* [WORK TO BE COMPLETED]
Leave the pictures out and retype the lines from the beginning through the line with "(sec4) at (81,1078)", both ends included.

****

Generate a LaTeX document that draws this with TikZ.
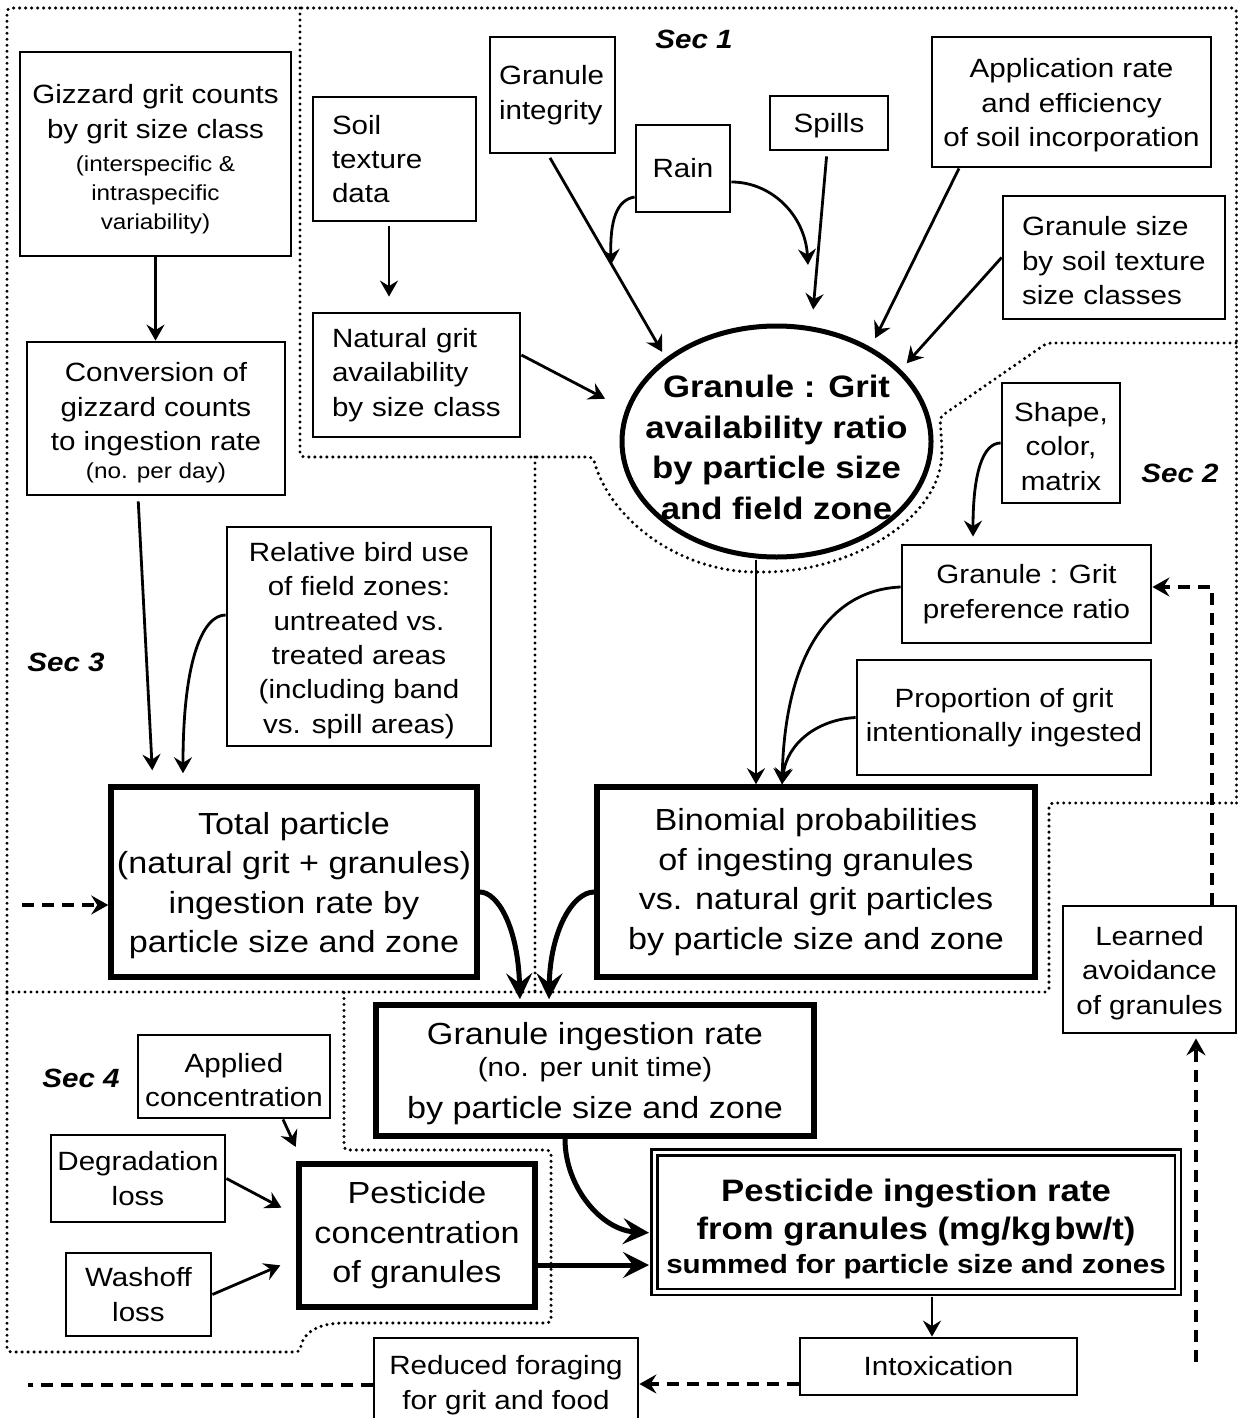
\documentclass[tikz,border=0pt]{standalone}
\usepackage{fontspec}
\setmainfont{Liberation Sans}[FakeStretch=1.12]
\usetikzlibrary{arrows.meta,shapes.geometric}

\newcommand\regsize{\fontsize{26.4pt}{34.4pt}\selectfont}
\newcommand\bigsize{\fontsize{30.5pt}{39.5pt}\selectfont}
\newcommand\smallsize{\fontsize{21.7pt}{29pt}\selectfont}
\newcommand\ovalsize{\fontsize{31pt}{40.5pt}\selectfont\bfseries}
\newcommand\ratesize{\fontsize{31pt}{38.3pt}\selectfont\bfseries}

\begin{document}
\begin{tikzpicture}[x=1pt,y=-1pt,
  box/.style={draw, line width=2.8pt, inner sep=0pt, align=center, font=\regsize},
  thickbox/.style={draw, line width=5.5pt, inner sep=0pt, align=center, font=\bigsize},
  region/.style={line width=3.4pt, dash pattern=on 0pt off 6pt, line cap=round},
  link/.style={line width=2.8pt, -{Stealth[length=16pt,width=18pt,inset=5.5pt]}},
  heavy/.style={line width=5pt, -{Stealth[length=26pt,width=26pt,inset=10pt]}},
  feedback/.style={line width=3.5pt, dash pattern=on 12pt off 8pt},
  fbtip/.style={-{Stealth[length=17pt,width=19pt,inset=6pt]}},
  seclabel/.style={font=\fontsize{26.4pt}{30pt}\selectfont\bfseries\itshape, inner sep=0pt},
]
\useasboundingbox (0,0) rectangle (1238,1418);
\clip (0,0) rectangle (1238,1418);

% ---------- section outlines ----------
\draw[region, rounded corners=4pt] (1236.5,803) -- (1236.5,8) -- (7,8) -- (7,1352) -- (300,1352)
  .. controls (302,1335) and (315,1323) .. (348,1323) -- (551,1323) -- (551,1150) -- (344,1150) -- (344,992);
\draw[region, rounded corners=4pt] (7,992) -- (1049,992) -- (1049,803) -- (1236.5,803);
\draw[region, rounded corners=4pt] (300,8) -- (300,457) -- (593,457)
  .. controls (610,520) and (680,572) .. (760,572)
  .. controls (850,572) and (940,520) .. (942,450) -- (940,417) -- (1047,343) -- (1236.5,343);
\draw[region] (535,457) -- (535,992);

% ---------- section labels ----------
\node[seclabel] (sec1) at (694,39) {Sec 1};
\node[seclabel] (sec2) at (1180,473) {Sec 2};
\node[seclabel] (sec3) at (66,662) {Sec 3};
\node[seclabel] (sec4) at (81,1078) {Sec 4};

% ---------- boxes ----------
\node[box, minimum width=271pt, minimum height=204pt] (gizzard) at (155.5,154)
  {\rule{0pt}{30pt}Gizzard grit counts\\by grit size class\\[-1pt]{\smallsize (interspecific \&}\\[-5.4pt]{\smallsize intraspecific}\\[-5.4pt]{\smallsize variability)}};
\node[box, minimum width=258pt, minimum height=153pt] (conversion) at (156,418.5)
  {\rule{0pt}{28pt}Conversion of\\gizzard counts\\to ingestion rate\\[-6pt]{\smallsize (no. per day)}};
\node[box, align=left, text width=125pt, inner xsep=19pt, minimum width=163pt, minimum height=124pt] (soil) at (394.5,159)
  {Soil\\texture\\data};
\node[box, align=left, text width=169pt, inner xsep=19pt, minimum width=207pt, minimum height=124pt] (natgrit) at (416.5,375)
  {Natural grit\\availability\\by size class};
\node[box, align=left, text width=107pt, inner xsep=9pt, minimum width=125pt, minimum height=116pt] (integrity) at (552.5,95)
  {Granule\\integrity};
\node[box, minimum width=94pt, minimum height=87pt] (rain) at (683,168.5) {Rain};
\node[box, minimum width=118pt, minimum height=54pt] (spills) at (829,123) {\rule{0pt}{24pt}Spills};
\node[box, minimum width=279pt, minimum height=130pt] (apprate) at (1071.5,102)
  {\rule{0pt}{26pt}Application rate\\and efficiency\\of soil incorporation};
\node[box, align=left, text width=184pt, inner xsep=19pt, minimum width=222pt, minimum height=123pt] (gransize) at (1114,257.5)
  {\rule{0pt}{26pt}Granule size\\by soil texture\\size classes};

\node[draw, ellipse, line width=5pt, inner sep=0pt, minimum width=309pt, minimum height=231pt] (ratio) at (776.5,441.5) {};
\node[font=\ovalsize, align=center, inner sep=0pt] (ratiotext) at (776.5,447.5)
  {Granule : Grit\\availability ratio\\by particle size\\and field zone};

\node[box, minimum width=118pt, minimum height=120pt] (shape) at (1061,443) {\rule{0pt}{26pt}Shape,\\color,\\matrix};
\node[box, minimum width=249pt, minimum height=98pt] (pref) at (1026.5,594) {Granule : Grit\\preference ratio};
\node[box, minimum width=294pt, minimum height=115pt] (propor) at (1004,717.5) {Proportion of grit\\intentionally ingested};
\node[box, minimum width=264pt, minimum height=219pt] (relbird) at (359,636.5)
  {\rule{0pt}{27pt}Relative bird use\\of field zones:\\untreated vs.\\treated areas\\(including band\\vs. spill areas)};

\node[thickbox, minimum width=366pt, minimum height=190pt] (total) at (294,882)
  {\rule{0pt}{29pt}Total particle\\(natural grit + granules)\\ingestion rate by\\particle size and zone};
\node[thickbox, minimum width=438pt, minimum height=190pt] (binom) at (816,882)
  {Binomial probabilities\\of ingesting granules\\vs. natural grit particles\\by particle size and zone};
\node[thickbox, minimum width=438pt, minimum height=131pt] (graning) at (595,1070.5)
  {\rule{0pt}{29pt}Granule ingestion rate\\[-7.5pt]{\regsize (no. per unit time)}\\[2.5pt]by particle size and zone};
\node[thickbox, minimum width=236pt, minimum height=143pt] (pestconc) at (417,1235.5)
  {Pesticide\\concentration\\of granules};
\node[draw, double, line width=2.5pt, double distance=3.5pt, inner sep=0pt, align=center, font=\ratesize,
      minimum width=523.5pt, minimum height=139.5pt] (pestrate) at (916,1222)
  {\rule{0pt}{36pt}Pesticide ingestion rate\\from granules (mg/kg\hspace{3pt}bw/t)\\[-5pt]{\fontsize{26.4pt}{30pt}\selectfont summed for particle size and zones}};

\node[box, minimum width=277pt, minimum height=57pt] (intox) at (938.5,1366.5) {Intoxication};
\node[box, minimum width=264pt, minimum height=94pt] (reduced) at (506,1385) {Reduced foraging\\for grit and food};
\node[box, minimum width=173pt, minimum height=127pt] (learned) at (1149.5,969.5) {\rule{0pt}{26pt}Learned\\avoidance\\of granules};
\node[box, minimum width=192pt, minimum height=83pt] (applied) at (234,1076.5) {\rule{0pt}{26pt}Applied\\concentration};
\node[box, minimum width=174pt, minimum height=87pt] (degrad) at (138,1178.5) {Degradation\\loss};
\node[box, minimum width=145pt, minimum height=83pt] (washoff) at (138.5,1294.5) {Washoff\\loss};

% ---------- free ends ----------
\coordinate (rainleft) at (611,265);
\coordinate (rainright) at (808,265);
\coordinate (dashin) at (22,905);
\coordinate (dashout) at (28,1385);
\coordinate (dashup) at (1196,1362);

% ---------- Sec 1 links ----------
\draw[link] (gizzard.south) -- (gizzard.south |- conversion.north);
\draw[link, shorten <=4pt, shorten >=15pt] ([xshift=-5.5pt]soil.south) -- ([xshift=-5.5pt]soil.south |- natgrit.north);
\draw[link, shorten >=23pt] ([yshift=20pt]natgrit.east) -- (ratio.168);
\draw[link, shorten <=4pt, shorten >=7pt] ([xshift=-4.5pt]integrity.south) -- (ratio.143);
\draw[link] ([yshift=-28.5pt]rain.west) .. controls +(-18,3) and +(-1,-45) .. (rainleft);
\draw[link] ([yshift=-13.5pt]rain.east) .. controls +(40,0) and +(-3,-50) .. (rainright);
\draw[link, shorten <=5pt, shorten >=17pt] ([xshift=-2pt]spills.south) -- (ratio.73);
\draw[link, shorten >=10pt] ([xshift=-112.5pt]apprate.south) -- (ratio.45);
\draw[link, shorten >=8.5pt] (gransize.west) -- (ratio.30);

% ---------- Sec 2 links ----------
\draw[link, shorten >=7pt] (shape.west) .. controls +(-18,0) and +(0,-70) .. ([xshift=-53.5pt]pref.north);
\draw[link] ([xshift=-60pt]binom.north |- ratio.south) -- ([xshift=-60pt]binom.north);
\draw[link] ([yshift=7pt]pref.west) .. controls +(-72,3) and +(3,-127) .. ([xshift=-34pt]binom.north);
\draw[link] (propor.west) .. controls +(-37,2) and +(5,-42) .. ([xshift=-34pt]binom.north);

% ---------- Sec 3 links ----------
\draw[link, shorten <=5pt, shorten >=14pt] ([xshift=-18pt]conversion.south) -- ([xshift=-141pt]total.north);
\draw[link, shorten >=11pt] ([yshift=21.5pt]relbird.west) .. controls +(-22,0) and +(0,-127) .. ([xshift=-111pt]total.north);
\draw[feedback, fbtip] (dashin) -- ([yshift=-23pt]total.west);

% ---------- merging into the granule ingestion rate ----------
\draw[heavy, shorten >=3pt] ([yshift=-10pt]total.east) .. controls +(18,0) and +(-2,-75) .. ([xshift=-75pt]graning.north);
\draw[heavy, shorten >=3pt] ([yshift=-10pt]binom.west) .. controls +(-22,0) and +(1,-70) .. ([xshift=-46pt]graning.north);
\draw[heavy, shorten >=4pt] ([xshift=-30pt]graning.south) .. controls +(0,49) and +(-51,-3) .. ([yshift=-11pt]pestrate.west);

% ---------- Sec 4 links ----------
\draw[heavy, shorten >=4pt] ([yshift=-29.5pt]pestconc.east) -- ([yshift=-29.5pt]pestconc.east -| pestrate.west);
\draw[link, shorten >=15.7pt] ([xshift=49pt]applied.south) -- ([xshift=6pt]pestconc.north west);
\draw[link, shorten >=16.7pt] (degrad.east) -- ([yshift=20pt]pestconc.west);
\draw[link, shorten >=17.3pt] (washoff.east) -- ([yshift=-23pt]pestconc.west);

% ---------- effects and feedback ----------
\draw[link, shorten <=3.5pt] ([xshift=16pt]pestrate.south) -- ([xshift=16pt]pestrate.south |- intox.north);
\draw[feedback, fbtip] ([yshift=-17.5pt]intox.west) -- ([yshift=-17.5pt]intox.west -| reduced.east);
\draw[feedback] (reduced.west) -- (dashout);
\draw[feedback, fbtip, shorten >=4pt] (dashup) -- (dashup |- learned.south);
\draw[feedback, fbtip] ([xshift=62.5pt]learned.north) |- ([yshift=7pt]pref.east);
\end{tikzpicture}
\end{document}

****

* [FINISHED EXERCISE]
Generate a LaTeX document that draws this with TikZ.
\documentclass[tikz,border=0pt]{standalone}
\usepackage{fontspec}
\setmainfont{Liberation Sans}[FakeStretch=1.12]
\usetikzlibrary{arrows.meta,shapes.geometric}

\newcommand\regsize{\fontsize{26.4pt}{34.4pt}\selectfont}
\newcommand\bigsize{\fontsize{30.5pt}{39.5pt}\selectfont}
\newcommand\smallsize{\fontsize{21.7pt}{29pt}\selectfont}
\newcommand\ovalsize{\fontsize{31pt}{40.5pt}\selectfont\bfseries}
\newcommand\ratesize{\fontsize{31pt}{38.3pt}\selectfont\bfseries}

\begin{document}
\begin{tikzpicture}[x=1pt,y=-1pt,
  box/.style={draw, line width=2.8pt, inner sep=0pt, align=center, font=\regsize},
  thickbox/.style={draw, line width=5.5pt, inner sep=0pt, align=center, font=\bigsize},
  region/.style={line width=3.4pt, dash pattern=on 0pt off 6pt, line cap=round},
  link/.style={line width=2.8pt, -{Stealth[length=16pt,width=18pt,inset=5.5pt]}},
  heavy/.style={line width=5pt, -{Stealth[length=26pt,width=26pt,inset=10pt]}},
  feedback/.style={line width=3.5pt, dash pattern=on 12pt off 8pt},
  fbtip/.style={-{Stealth[length=17pt,width=19pt,inset=6pt]}},
  seclabel/.style={font=\fontsize{26.4pt}{30pt}\selectfont\bfseries\itshape, inner sep=0pt},
]
\useasboundingbox (0,0) rectangle (1238,1418);
\clip (0,0) rectangle (1238,1418);

% ---------- section outlines ----------
\draw[region, rounded corners=4pt] (1236.5,803) -- (1236.5,8) -- (7,8) -- (7,1352) -- (300,1352)
  .. controls (302,1335) and (315,1323) .. (348,1323) -- (551,1323) -- (551,1150) -- (344,1150) -- (344,992);
\draw[region, rounded corners=4pt] (7,992) -- (1049,992) -- (1049,803) -- (1236.5,803);
\draw[region, rounded corners=4pt] (300,8) -- (300,457) -- (593,457)
  .. controls (610,520) and (680,572) .. (760,572)
  .. controls (850,572) and (940,520) .. (942,450) -- (940,417) -- (1047,343) -- (1236.5,343);
\draw[region] (535,457) -- (535,992);

% ---------- section labels ----------
\node[seclabel] (sec1) at (694,39) {Sec 1};
\node[seclabel] (sec2) at (1180,473) {Sec 2};
\node[seclabel] (sec3) at (66,662) {Sec 3};
\node[seclabel] (sec4) at (81,1078) {Sec 4};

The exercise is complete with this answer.